▶ **TASK DIRECTIONS**
Track down every line below that holds "drawn" and copy it.

▶ **MATERIAL PROVIDED**
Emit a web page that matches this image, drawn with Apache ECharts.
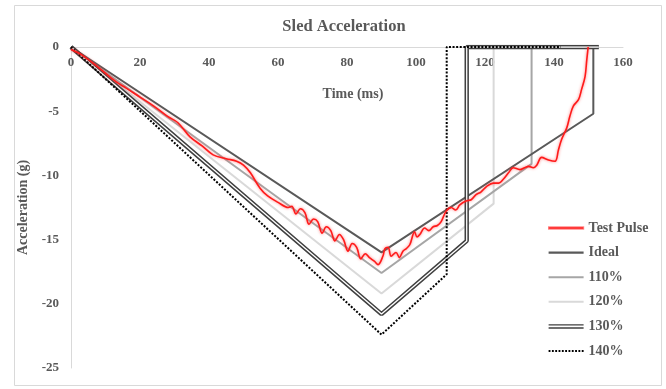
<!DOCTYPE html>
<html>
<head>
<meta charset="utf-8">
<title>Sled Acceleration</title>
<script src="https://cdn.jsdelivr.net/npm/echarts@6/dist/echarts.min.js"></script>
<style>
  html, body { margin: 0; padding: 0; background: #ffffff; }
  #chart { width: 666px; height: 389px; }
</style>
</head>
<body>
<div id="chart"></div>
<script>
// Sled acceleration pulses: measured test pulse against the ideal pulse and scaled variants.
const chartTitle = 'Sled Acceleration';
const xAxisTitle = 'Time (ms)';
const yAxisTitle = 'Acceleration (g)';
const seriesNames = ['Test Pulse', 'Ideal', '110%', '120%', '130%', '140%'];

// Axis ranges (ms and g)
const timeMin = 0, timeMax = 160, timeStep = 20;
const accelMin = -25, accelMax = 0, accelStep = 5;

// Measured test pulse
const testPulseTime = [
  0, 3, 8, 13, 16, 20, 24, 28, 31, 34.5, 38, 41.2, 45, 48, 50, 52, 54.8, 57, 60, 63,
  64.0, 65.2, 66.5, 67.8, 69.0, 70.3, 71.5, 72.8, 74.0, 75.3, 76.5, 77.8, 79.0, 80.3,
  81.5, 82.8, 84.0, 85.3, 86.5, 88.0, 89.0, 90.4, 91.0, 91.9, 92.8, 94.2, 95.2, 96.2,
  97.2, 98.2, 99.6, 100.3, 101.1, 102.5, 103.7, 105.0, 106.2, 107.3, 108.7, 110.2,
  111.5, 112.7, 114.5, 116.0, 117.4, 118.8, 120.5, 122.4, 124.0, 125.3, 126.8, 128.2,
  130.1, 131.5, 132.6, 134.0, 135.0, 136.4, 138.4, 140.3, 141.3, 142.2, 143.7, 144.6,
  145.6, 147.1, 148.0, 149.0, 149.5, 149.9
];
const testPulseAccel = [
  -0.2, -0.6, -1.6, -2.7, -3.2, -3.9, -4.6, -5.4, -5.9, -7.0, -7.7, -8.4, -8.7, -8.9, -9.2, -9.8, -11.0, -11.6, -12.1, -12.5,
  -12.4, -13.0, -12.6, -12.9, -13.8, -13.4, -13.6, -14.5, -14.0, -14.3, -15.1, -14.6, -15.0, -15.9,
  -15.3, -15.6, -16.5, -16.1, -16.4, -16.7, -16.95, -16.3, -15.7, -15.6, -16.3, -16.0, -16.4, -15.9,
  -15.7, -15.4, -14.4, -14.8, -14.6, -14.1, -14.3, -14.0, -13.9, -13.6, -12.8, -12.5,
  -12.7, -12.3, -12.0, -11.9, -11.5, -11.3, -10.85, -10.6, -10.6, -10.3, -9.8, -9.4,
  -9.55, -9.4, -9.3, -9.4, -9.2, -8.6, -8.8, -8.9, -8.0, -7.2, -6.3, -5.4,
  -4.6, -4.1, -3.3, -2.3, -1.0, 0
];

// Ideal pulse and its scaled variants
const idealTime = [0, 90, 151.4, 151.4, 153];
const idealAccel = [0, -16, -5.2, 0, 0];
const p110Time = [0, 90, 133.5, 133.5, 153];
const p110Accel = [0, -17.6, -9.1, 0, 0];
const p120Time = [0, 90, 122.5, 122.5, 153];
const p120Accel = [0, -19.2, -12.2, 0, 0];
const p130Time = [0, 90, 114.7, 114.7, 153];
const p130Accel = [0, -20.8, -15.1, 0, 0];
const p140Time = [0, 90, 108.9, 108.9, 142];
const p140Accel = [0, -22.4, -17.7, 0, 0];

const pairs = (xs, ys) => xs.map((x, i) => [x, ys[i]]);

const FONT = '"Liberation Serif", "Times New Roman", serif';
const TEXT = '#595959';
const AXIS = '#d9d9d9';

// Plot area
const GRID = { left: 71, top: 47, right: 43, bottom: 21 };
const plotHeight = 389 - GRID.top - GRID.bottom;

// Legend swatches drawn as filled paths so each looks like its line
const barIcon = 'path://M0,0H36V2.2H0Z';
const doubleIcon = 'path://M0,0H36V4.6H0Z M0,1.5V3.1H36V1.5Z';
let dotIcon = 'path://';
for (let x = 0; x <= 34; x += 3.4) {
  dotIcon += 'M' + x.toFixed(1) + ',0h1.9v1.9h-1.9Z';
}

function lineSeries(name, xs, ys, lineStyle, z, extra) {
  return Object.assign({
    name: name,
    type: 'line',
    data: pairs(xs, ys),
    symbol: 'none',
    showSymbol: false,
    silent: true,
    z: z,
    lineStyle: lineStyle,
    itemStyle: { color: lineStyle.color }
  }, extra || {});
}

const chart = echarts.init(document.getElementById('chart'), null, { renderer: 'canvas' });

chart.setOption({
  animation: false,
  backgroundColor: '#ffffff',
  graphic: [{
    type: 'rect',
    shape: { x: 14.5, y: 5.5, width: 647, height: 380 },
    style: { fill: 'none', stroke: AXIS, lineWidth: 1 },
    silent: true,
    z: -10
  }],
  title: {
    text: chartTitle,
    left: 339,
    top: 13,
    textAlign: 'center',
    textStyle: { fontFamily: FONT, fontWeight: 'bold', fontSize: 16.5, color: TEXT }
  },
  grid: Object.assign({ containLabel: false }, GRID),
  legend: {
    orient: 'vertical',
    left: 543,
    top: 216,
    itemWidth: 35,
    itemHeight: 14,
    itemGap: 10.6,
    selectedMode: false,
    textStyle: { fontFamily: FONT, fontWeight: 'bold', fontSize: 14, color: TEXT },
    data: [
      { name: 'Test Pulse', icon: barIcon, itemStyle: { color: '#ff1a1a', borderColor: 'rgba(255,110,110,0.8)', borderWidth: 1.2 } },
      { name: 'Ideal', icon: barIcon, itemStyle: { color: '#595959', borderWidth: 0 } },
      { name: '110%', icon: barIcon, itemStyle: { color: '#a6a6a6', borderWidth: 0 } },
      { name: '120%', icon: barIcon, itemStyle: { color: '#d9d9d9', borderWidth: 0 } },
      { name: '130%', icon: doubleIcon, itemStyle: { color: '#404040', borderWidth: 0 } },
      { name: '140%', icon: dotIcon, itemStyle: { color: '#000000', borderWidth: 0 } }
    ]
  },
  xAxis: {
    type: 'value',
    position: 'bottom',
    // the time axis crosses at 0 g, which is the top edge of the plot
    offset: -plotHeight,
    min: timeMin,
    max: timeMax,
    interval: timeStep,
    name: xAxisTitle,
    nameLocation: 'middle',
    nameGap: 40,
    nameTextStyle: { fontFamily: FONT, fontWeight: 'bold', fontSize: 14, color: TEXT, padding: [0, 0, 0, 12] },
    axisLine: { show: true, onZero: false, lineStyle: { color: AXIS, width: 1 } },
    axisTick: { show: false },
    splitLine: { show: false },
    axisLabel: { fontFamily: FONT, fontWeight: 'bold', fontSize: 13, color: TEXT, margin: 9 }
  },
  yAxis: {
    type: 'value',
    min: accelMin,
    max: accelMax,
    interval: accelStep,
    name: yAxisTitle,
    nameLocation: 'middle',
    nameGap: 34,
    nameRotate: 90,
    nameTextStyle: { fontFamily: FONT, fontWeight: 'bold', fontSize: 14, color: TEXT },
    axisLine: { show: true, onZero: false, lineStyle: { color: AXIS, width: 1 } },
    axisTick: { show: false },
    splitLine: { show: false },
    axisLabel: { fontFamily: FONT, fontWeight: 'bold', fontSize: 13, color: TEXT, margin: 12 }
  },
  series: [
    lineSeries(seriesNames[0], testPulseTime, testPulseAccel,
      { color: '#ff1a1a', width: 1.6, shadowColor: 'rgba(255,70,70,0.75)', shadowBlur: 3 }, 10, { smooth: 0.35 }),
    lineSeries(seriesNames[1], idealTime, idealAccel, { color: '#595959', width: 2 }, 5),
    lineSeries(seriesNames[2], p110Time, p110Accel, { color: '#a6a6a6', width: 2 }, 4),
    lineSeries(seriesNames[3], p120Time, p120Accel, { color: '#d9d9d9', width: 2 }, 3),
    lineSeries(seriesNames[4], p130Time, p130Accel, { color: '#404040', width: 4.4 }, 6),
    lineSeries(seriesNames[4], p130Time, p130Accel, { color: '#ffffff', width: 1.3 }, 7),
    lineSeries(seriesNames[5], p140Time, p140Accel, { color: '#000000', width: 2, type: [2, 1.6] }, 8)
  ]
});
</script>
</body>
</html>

▶ **THE RESPONSE**
Emit a web page that matches this image, drawn with Apache ECharts.
// Legend swatches drawn as filled paths so each looks like its line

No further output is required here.